### Problem
Examine the entries below, count the lines holding the string "React", and respond with the number only.
::: Input data :::
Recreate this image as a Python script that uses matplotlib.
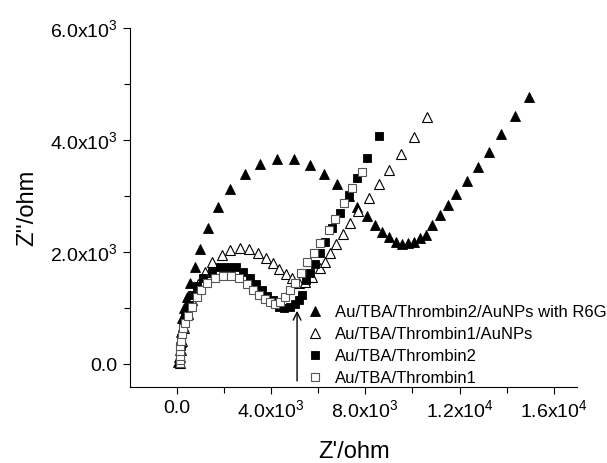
import matplotlib
matplotlib.use('Agg')
import matplotlib.pyplot as plt

plt.rcParams['font.family'] = ['Liberation Sans', 'DejaVu Sans']
plt.rcParams['mathtext.fontset'] = 'custom'
plt.rcParams['mathtext.rm'] = 'Liberation Sans'
plt.rcParams['mathtext.it'] = 'Liberation Sans'

# Au/TBA/Thrombin2/AuNPs with R6G (filled triangles)
r6g_x = [60, 90, 120, 150, 180, 230, 310, 410, 550, 760, 980, 1330, 1730, 2255, 2890,
         3530, 4240, 4950, 5630, 6255, 6795, 7290, 7645, 8070, 8400, 8720, 9020, 9290,
         9560, 9800, 10055, 10300, 10565, 10850, 11160, 11500, 11870, 12300, 12780,
         13260, 13770, 14350, 14935]
r6g_y = [30, 120, 250, 400, 580, 820, 1000, 1190, 1440, 1740, 2060, 2420, 2800, 3120, 3400,
         3570, 3655, 3655, 3555, 3390, 3210, 2990, 2810, 2640, 2490, 2360, 2260, 2185,
         2145, 2165, 2185, 2250, 2300, 2490, 2660, 2830, 3040, 3260, 3510,
         3775, 4100, 4430, 4760]

# Au/TBA/Thrombin1/AuNPs (open triangles)
np1_x = [110, 130, 160, 210, 300, 450, 650, 880, 1191, 1500, 1910, 2270, 2680, 3077,
         3434, 3774, 4060, 4330, 4610, 4900, 5200, 5450, 5730, 6055, 6268, 6510, 6765,
         7050, 7361, 7700, 8141, 8566, 9007, 9518, 10055, 10638]
np1_y = [20, 120, 260, 420, 650, 900, 1150, 1420, 1649, 1820, 1947, 2036, 2066, 2048,
         1977, 1899, 1798, 1700, 1605, 1530, 1440, 1470, 1560, 1709, 1828, 1977, 2143,
         2321, 2512, 2730, 2970, 3209, 3465, 3745, 4049, 4406]

# Au/TBA/Thrombin2 (filled squares)
th2_x = [120, 130, 140, 160, 190, 250, 350, 500, 650, 838, 1120, 1476, 1830, 2184, 2510,
         2822, 3106, 3361, 3603, 3843, 4098, 4312, 4553, 4808, 5021, 5163, 5306, 5489,
         5660, 5843, 6055, 6297, 6582, 6906, 7290, 7660, 8085, 8566]
th2_y = [20, 100, 200, 320, 460, 640, 840, 1050, 1230, 1387, 1530, 1649, 1727, 1738, 1727,
         1649, 1530, 1423, 1322, 1220, 1143, 1024, 994, 1024, 1072, 1143, 1232, 1500,
         1620, 1780, 1977, 2184, 2422, 2690, 3018, 3316, 3673, 4061]

# Au/TBA/Thrombin1 (open squares)
th1_x = [128, 128, 130, 135, 145, 165, 200, 260, 340, 455, 620, 838, 1000, 1263, 1617,
         1970, 2298, 2652, 2965, 3247, 3502, 3745, 3970, 4170, 4385, 4595, 4808, 5000,
         5250, 5518, 5800, 6085, 6440, 6723, 7077, 7433, 7870]
th1_y = [20, 80, 150, 230, 320, 420, 530, 640, 737, 860, 1020, 1202, 1320, 1441, 1543,
         1578, 1572, 1530, 1423, 1322, 1232, 1161, 1110, 1072, 1113, 1202, 1330, 1440,
         1630, 1816, 1990, 2167, 2393, 2590, 2869, 3137, 3435]

labels = ['Au/TBA/Thrombin2/AuNPs with R6G', 'Au/TBA/Thrombin1/AuNPs',
          'Au/TBA/Thrombin2', 'Au/TBA/Thrombin1']

xticks = [0, 4000, 8000, 12000, 16000]
xtick_labels = ['0.0', r'4.0x10$^3$', r'8.0x10$^3$', r'1.2x10$^4$', r'1.6x10$^4$']
yticks = [0, 2000, 4000, 6000]
ytick_labels = ['0.0', r'2.0x10$^3$', r'4.0x10$^3$', r'6.0x10$^3$']

fig = plt.figure(figsize=(6.07, 4.63), dpi=100)
ax = fig.add_axes([0.214, 0.164, 0.737, 0.776])

ax.plot(r6g_x, r6g_y, '^', color='black', ms=7.5, mec='black', mew=0.6, label=labels[0])
ax.plot(np1_x, np1_y, '^', color='white', ms=7.5, mec='black', mew=0.8, label=labels[1])
ax.plot(th2_x, th2_y, 's', color='black', ms=5.5, mec='black', mew=0.6, label=labels[2])
ax.plot(th1_x, th1_y, 's', color='white', ms=5.5, mec='#555555', mew=0.8, label=labels[3])

# arrow pointing at the minimum
ax.annotate('', xy=(5100, 1000), xytext=(5100, -350),
            arrowprops=dict(arrowstyle='->', color='black', lw=1, mutation_scale=14))

ax.set_xlim(-2000, 17000)
ax.set_ylim(-410, 6000)
ax.set_xticks(xticks)
ax.set_xticklabels(xtick_labels)
ax.set_yticks(yticks)
ax.set_yticklabels(ytick_labels)
ax.set_xticks([2000, 6000, 10000, 14000], minor=True)
ax.set_yticks([1000, 3000, 5000], minor=True)
ax.tick_params(which='major', direction='out', length=5, width=0.8, labelsize=14, pad=4)
ax.tick_params(which='minor', direction='out', length=4, width=0.8)

for s in ['top', 'right']:
    ax.spines[s].set_visible(False)
for s in ['left', 'bottom']:
    ax.spines[s].set_linewidth(0.8)

ax.set_xlabel("Z'/ohm", fontsize=17, labelpad=14)
ax.set_ylabel("Z''/ohm", fontsize=17, labelpad=8)

ax.legend(loc='lower left', bbox_to_anchor=(0.37, -0.025), frameon=False, fontsize=12,
          handletextpad=0.6, labelspacing=0.42, borderaxespad=0.2, handlelength=1.2)

plt.savefig('out.png', dpi=100)
plt.close()
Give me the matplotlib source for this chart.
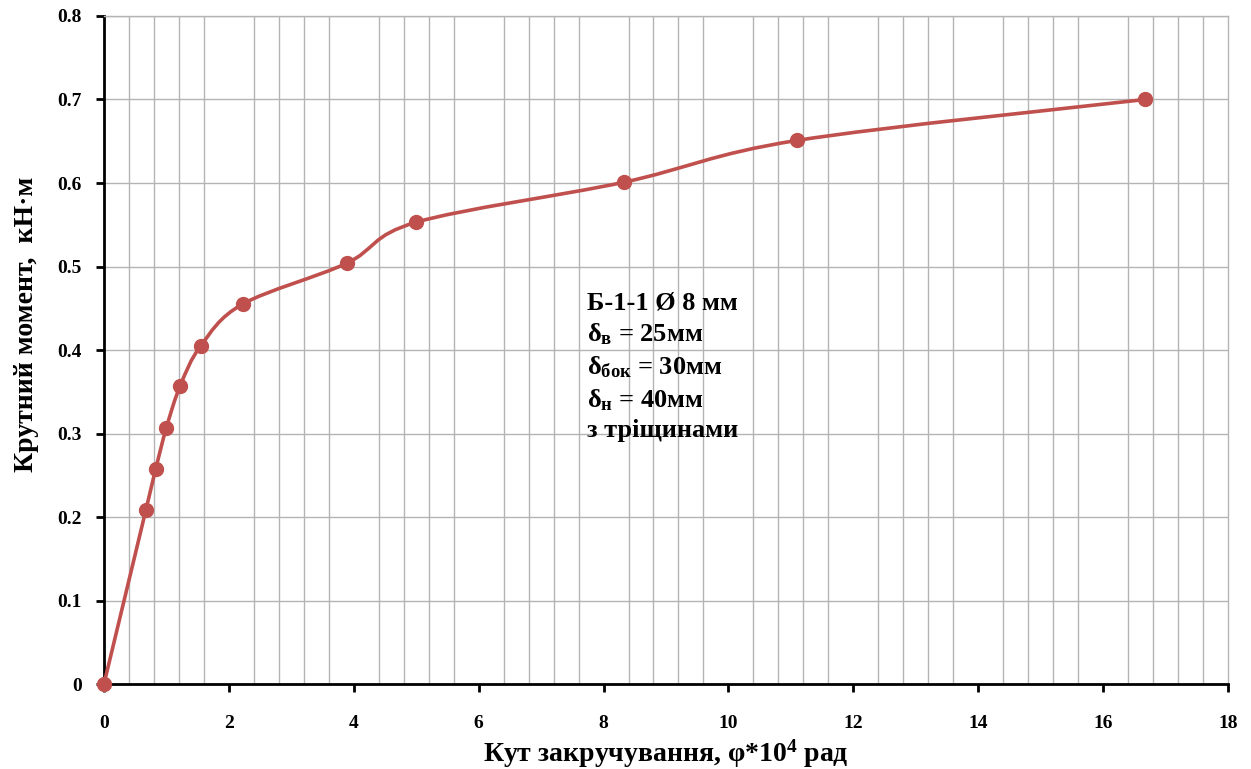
import numpy as np
import matplotlib
matplotlib.use("Agg")
import matplotlib.pyplot as plt
from matplotlib.path import Path
from matplotlib.patches import PathPatch
from matplotlib.ticker import MultipleLocator

# data
angle = [0.0, 0.67, 0.83, 1.0, 1.22, 1.55, 2.22, 3.89, 5.0, 8.33, 11.1, 16.67]
torque = [0.0, 0.208, 0.258, 0.307, 0.357, 0.405, 0.455, 0.504, 0.553, 0.601, 0.651, 0.700]

y_ticks = [0.0, 0.1, 0.2, 0.3, 0.4, 0.5, 0.6, 0.7, 0.8]
y_tick_labels = ["0", "0.1", "0.2", "0.3", "0.4", "0.5", "0.6", "0.7", "0.8"]
x_ticks = [0, 2, 4, 6, 8, 10, 12, 14, 16, 18]

RED = "#c0504d"
GRID = "#b4b4b4"

plt.rcParams.update({
    "font.family": "Liberation Serif",
    "font.weight": "bold",
    "axes.labelweight": "bold",
    "mathtext.fontset": "custom",
    "mathtext.rm": "Liberation Serif:bold",
    "mathtext.it": "Liberation Serif:bold",
    "mathtext.bf": "Liberation Serif:bold",
})


def smooth_path(x, y):
    """Excel-style smoothed line as cubic Bezier segments through the points."""
    pts = np.column_stack([x, y])
    n = len(pts)
    verts = [pts[0]]
    codes = [Path.MOVETO]
    for i in range(n - 1):
        p0 = pts[i - 1] if i > 0 else pts[i]
        p1, p2 = pts[i], pts[i + 1]
        p3 = pts[i + 2] if i + 2 < n else pts[i + 1]
        c1 = p1 + (p2 - p0) / 6.0
        c2 = p2 - (p3 - p1) / 6.0
        verts += [c1, c2, p2]
        codes += [Path.CURVE4] * 3
    return Path(verts, codes)


fig = plt.figure(figsize=(12.51, 7.69), dpi=100)
ax = fig.add_axes([0.0831, 0.1105, 0.8985, 0.8687])

ax.add_patch(PathPatch(smooth_path(angle, torque), fill=False,
                       edgecolor=RED, lw=2.6, zorder=3))
ax.plot(angle, torque, ls="none", marker="o", ms=10, color=RED, zorder=4,
        clip_on=False)

ax.set_xlim(0, 18)
ax.set_ylim(0, 0.8)
ax.set_xticks(x_ticks)
ax.xaxis.set_minor_locator(MultipleLocator(0.4))
ax.set_yticks(y_ticks)
ax.set_yticklabels(y_tick_labels)
ax.grid(which="minor", axis="x", color=GRID, lw=1.0)
ax.grid(which="major", axis="y", color=GRID, lw=1.0)
ax.set_axisbelow(True)

for s in ("top", "right"):
    ax.spines[s].set_color(GRID)
    ax.spines[s].set_linewidth(1.0)
for s in ("left", "bottom"):
    ax.spines[s].set_color("black")
    ax.spines[s].set_linewidth(2.0)

ax.tick_params(axis="both", which="major", direction="out", length=6,
               width=2, labelsize=14)
ax.tick_params(axis="x", which="major", pad=16)
ax.tick_params(axis="y", which="major", pad=10)
ax.tick_params(axis="x", which="minor", length=0)

ax.set_xlabel("Кут закручування, φ*10$^4$ рад", fontsize=20, labelpad=4)
ax.set_ylabel("Крутний момент,  кН·м", fontsize=20)
ax.yaxis.set_label_coords(-0.058, 0.539)

ax.text(7.74, 0.470,
        "Б-1-1 Ø 8 мм\n"
        "δ$_{в}$ = 25мм\n"
        "δ$_{бок}$ = 30мм\n"
        "δ$_{н}$ = 40мм\n"
        "з тріщинами",
        fontsize=19, va="top", ha="left", linespacing=1.36)

fig.savefig("out.png", dpi=100, facecolor="white")
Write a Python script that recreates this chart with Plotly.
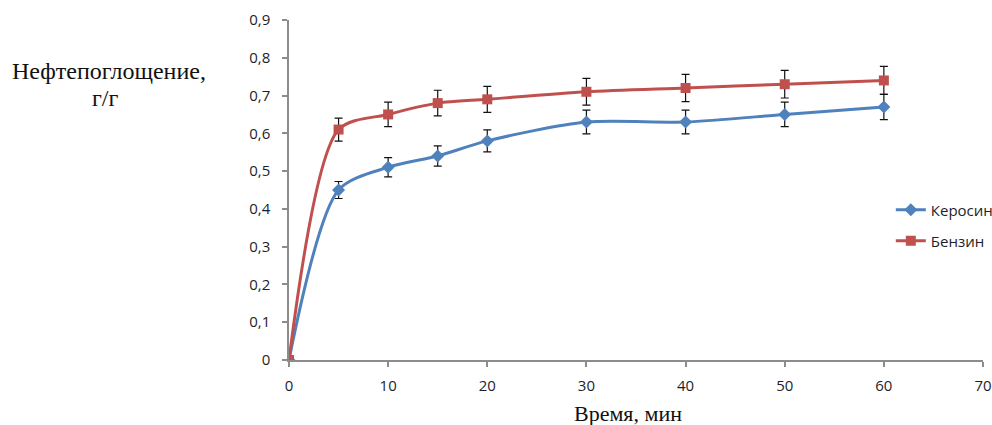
import plotly.graph_objects as go

# Sorption time, minutes
time_min = [0, 5, 10, 15, 20, 30, 40, 50, 60]
# Oil uptake, g/g
kerosene = [0, 0.45, 0.51, 0.54, 0.58, 0.63, 0.63, 0.65, 0.67]
gasoline = [0, 0.61, 0.65, 0.68, 0.69, 0.71, 0.72, 0.73, 0.74]
error_pct = 5

y_ticks = [0, 0.1, 0.2, 0.3, 0.4, 0.5, 0.6, 0.7, 0.8, 0.9]
y_tick_text = ["0", "0,1", "0,2", "0,3", "0,4", "0,5", "0,6", "0,7", "0,8", "0,9"]
x_ticks = [0, 10, 20, 30, 40, 50, 60, 70]

BLUE = "#4F81BD"
RED = "#C0504D"
sans = "Open Sans, Liberation Sans, sans-serif"
serif_family = "Liberation Serif, Times New Roman, serif"
tick_font = dict(family=sans, size=15, color="#1e1e2a")

fig = go.Figure()
fig.add_trace(go.Scatter(
    x=time_min, y=kerosene, name="Керосин", mode="lines+markers",
    line=dict(color=BLUE, width=3, shape="spline", smoothing=0.8),
    marker=dict(symbol="diamond", size=10, color=BLUE),
    error_y=dict(type="percent", value=error_pct, color="#111111", thickness=1.2, width=4),
    legend="legend",
))
fig.add_trace(go.Scatter(
    x=time_min, y=gasoline, name="Бензин", mode="lines+markers",
    line=dict(color=RED, width=3, shape="spline", smoothing=0.8),
    marker=dict(symbol="square", size=10, color=RED),
    error_y=dict(type="percent", value=error_pct, color="#111111", thickness=1.2, width=4),
    legend="legend2",
))

axis_common = dict(
    showgrid=False, zeroline=False, showline=True, linecolor="#8c8c8c", linewidth=1.5,
    ticks="outside", tickcolor="#8c8c8c", ticklen=5, tickwidth=1.5, tickfont=tick_font,
    automargin=False,
)

legend_common = dict(
    font=dict(family=sans, size=15, color="#1e1e2a"),
    bgcolor="rgba(0,0,0,0)", xref="container", yref="container",
    xanchor="left", yanchor="middle", itemwidth=30,
)

fig.update_layout(
    width=992, height=425,
    margin=dict(l=289, r=9, t=20, b=65, autoexpand=False),
    paper_bgcolor="white", plot_bgcolor="white",
    showlegend=True,
    xaxis=dict(range=[0, 70], tickvals=x_ticks, ticklabelstandoff=6, **axis_common),
    yaxis=dict(range=[0, 0.9], tickvals=y_ticks, ticktext=y_tick_text,
               ticklabelstandoff=9, **axis_common),
    legend=dict(x=0.898, y=0.506, **legend_common),
    legend2=dict(x=0.898, y=0.433, **legend_common),
    annotations=[
        dict(text="Нефтепоглощение,", xref="paper", yref="paper",
             x=-0.2594, y=0.85, xanchor="center", yanchor="middle", showarrow=False,
             font=dict(family=serif_family, size=24, color="#111111")),
        dict(text="г/г", xref="paper", yref="paper",
             x=-0.2637, y=0.772, xanchor="center", yanchor="middle", showarrow=False,
             font=dict(family=serif_family, size=24, color="#111111")),
        dict(text="Время, мин", xref="paper", yref="paper",
             x=0.4885, y=-0.156, xanchor="center", yanchor="middle", showarrow=False,
             font=dict(family=serif_family, size=22, color="#111111")),
    ],
)

fig.write_html("out.html")
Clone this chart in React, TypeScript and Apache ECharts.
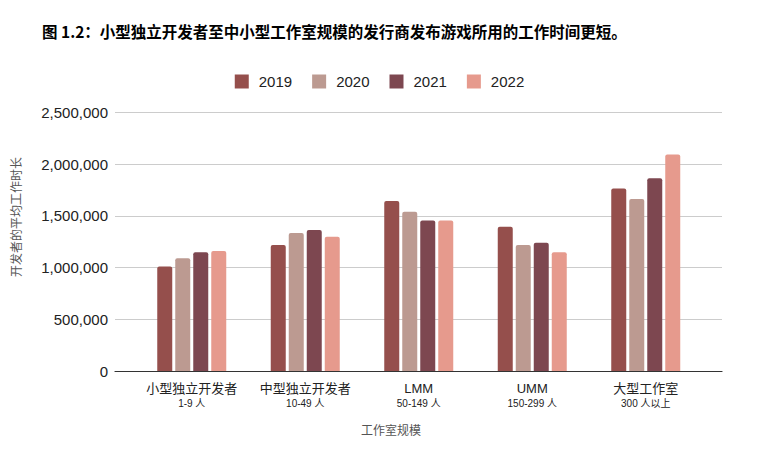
import React, { useEffect, useRef } from "react";
import * as echarts from "echarts";

const categories = ["小型独立开发者", "中型独立开发者", "LMM", "UMM", "大型工作室"];
const subLabels = ["1-9 人", "10-49 人", "50-149 人", "150-299 人", "300 人以上"];
const years = ["2019", "2020", "2021", "2022"];
const s2019 = [1010000, 1220000, 1645000, 1395000, 1765000];
const s2020 = [1090000, 1335000, 1540000, 1220000, 1665000];
const s2021 = [1150000, 1365000, 1455000, 1240000, 1865000];
const s2022 = [1160000, 1300000, 1455000, 1150000, 2095000];
const seriesValues = [s2019, s2020, s2021, s2022];
const colors = ["#954f4c", "#bc9a91", "#7d4750", "#e69a8d"];
const yTicks = [0, 500000, 1000000, 1500000, 2000000, 2500000];

const FONT = "'Liberation Sans', 'Noto Sans CJK SC', sans-serif";

export default function App() {
  const ref = useRef<HTMLDivElement>(null);
  useEffect(() => {
    if (!ref.current) return;
    const chart = echarts.init(ref.current, undefined, { renderer: "svg" });
    const yMax = yTicks[yTicks.length - 1];
    const yStep = yTicks[1] - yTicks[0];
    chart.setOption({
      animation: false,
      backgroundColor: "#ffffff",
      textStyle: { fontFamily: FONT },
      title: {
        text: "图 1.2：小型独立开发者至中小型工作室规模的发行商发布游戏所用的工作时间更短。",
        left: 37,
        top: 18,
        textStyle: {
          fontSize: 15.5,
          fontWeight: "bold",
          color: "#000000",
          fontFamily: "'Noto Sans CJK SC', sans-serif",
        },
      },
      legend: {
        data: years,
        left: "center",
        top: 69,
        icon: "rect",
        itemWidth: 14,
        itemHeight: 14,
        itemGap: 20,
        textStyle: { fontSize: 15, color: "#222222", padding: [0, 0, 0, 5], fontFamily: FONT },
      },
      grid: [
        { left: 115, right: 37, top: 112.6, bottom: 85, containLabel: false },
        { left: 135, right: 56.5, top: 112.6, bottom: 85, containLabel: false },
      ],
      xAxis: [
        {
          type: "category",
          gridIndex: 0,
          data: categories,
          z: 5,
          axisLine: { show: true, lineStyle: { color: "#333333", width: 1.2 } },
          axisTick: { show: false },
          axisLabel: { show: false },
          splitLine: { show: false },
        },
        {
          type: "category",
          gridIndex: 1,
          data: categories,
          axisLine: { show: false },
          axisTick: { show: false },
          splitLine: { show: false },
          axisLabel: {
            margin: 9,
            interval: 0,
            formatter: (v: string, i: number) => `{a|${v}}\n{b|${subLabels[i]}}`,
            rich: {
              a: { fontSize: 13, lineHeight: 16, color: "#222222", fontFamily: FONT },
              b: { fontSize: 10, lineHeight: 14, color: "#222222", fontFamily: FONT },
            },
          },
        },
      ],
      yAxis: [
        {
          type: "value",
          gridIndex: 0,
          min: 0,
          max: yMax,
          interval: yStep,
          axisLine: { show: false },
          axisTick: { show: false },
          axisLabel: {
            margin: 7,
            fontSize: 15,
            color: "#222222",
            fontFamily: FONT,
            formatter: (v: number) => v.toLocaleString("en-US"),
          },
          splitLine: { show: true, lineStyle: { color: "#cccccc", width: 1 } },
        },
        {
          type: "value",
          gridIndex: 1,
          min: 0,
          max: yMax,
          interval: yStep,
          show: false,
          splitLine: { show: false },
        },
      ],
      graphic: [
        {
          type: "text",
          x: 391,
          y: 431,
          style: {
            text: "工作室规模",
            fontSize: 12,
            fill: "#555555",
            align: "center",
            verticalAlign: "middle",
            fontFamily: FONT,
          },
        },
        {
          type: "text",
          x: 17,
          y: 217,
          rotation: Math.PI / 2,
          style: {
            text: "开发者的平均工作时长",
            fontSize: 12,
            fill: "#555555",
            align: "center",
            verticalAlign: "middle",
            fontFamily: FONT,
          },
        },
      ],
      series: years.map((y, i) => ({
        name: y,
        type: "bar",
        xAxisIndex: 1,
        yAxisIndex: 1,
        data: seriesValues[i],
        barWidth: 15,
        barGap: "20%",
        itemStyle: { color: colors[i], borderRadius: [2, 2, 0, 0] },
      })),
    });
    return () => chart.dispose();
  }, []);
  return (
    <div
      ref={ref}
      style={{ position: "fixed", left: 0, top: 0, width: 759, height: 456 }}
    />
  );
}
:::
### Correct result
2